===== STORED DATA

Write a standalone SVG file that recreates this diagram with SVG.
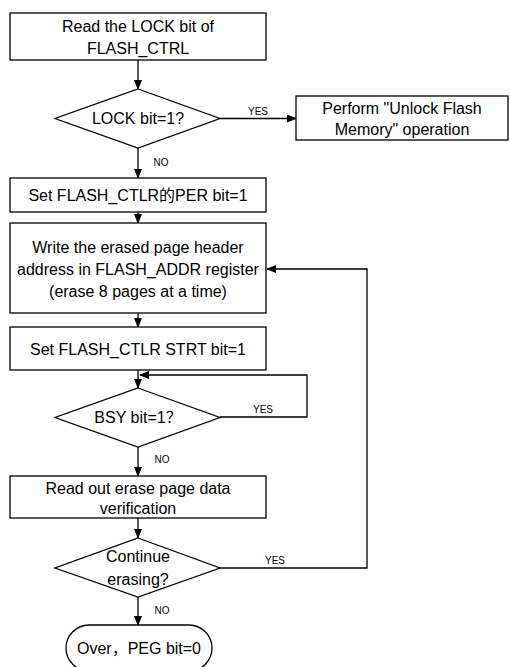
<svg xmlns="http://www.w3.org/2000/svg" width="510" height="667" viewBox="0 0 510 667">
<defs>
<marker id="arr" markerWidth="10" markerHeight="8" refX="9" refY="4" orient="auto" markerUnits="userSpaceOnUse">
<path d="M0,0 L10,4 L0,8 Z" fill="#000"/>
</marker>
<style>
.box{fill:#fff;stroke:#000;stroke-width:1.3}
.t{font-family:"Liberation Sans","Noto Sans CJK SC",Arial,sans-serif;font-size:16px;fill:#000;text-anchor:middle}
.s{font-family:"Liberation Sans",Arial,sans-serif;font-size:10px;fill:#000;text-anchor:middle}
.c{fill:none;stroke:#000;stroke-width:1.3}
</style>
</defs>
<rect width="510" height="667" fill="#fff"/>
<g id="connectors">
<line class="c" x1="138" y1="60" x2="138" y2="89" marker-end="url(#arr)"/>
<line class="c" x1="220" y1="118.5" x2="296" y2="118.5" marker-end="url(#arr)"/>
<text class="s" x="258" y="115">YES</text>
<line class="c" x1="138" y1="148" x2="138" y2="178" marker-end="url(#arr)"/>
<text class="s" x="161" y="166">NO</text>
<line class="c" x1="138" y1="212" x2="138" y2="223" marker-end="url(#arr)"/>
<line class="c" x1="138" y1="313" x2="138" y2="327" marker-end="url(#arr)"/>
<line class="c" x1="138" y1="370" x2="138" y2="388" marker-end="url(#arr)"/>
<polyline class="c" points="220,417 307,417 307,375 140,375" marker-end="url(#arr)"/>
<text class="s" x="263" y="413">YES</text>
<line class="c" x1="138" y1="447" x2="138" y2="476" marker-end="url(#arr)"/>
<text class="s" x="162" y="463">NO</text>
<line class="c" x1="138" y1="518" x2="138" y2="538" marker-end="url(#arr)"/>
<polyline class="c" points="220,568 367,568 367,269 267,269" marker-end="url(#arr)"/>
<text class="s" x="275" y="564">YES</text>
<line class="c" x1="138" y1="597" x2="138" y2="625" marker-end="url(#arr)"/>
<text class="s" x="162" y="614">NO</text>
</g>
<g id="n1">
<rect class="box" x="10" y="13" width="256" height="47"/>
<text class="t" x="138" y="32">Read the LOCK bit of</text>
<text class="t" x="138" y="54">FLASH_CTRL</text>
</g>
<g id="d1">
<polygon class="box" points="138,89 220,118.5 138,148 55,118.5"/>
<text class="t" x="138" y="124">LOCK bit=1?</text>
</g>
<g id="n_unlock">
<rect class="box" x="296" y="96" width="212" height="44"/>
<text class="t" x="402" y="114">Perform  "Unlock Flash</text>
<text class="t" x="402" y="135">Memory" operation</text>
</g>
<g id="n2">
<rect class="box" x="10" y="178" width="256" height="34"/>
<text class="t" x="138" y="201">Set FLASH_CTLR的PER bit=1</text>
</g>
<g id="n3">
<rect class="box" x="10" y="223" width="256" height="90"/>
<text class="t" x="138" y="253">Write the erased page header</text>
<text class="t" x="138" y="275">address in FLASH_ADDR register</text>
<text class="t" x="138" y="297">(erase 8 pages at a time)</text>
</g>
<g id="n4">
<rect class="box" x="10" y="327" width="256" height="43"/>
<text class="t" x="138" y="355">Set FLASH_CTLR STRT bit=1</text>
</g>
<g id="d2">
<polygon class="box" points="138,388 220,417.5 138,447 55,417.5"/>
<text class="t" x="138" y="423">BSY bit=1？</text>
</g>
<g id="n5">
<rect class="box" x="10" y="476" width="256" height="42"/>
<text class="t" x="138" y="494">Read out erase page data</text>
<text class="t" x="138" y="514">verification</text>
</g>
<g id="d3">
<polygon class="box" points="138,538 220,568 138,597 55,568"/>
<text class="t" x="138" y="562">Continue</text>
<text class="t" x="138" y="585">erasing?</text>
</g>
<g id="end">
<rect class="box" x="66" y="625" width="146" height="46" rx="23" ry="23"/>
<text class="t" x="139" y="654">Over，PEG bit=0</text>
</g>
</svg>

==========

• **STATED EXERCISE**
Gather up every line from the listing above in which the word "Write" occurs.

• **RESULT FOR THIS TASK**
Write a standalone SVG file that recreates this diagram with SVG.
<text class="t" x="138" y="253">Write the erased page header</text>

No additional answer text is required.